Bringing up the rear is Cedric Nicolas-Troyer’s The Huntsman: Winter’s War — doing that Thursday evening/Friday opening thing at Carmike 10, The Carolina Cinemark, Epic of Hendersonville, Regal Biltmore Grande. Somehow or other this is apparently both a sequel and a prequel to 2012’s Snow White and the Huntsman. Why that film warrants a follow up is perplexing. OK, so, yeah, it grossed $396 million worldwide, but bear in mind that the budget for the first film was $170 million, meaning (roughly) that it had to hit $340 million before it broke even. In the black? Yes, I suppose so (though I’ll bet that studio accountants can prove otherwise), but once you factor in the law of diminishing returns that plagues most second trips to the well, this just seems…at least unnecessary and perhaps ill-advised. The early reviews have been oh so very unkind.
This week we lose Demolition at The Carolina Cinemark, while the Fine Arts is dropping Hello, My Name Is Doris, Eye in the Sky and Embrace of the Serpent. It is worth noting that The Carolina is cutting Midnight Special to three shows a day (11:15, 4:40, 7:25), suggesting this will be its last week.

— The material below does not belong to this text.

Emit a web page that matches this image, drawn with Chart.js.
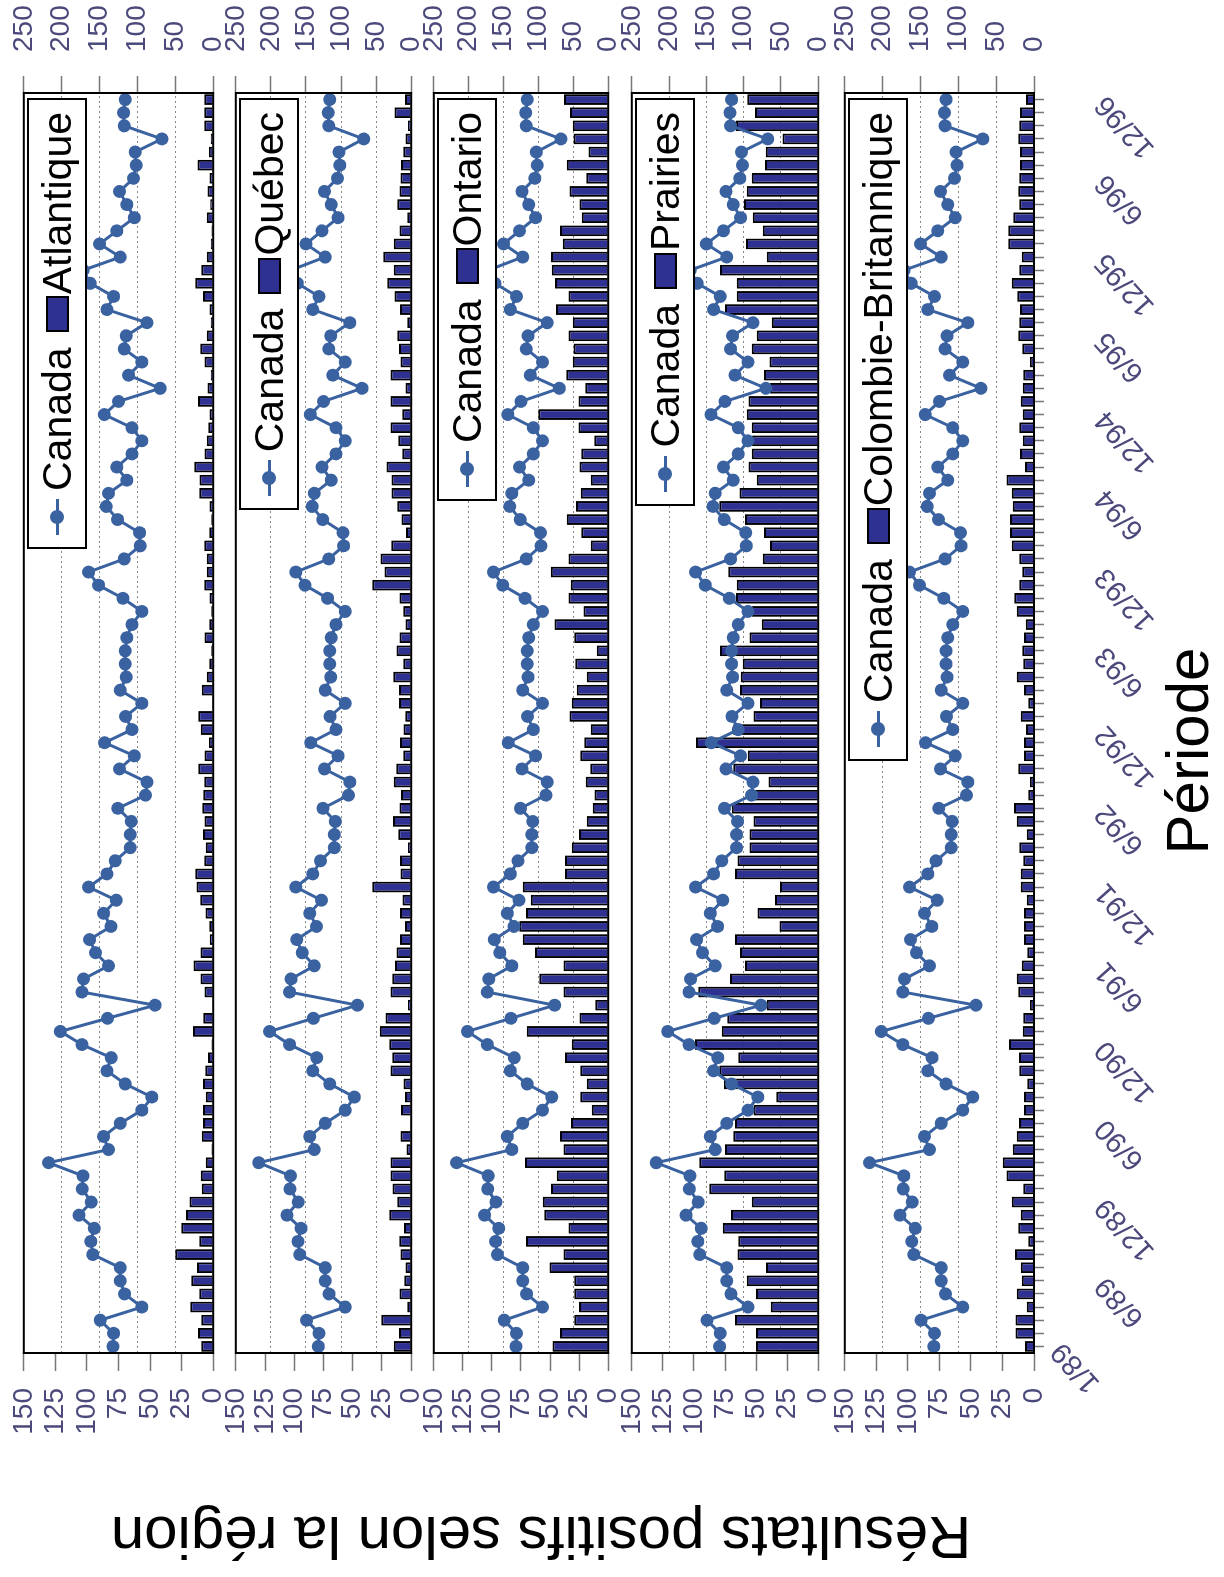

Before getting to the usual films, let’s note that on Thu., Apr. 21st at 7 p.m., the Fine Arts Theater is screening several “Works in Progress” titles that preview upcoming works by local filmmakers including Katie Damien, Erin Derham, Paul Schattel, Hank Eder, and more.Also featuring a special look at the new short film How to Love Your Demon y writer/director Jamie Parker and starring Hayley Heninger (Transplanting) and Allen T. Law. Admission is $5/
World Cinema is screening Nicolas Roeg’s Bad Timing: A Sensual Obsession (1980) at 8 p.m. on Fri., Apr. 22 at Phil Mechanic Studios, 109 Roberts St., River Arts District (upstairs in the Railroad Library). The Hendersonville Film Society is screening Julie Taymor’s The Tempest (2010) at 2 p.m. on Sun., Apr. 24 in the Smoky Mountain Theater at Lake Pointe Landing in Hendersonville.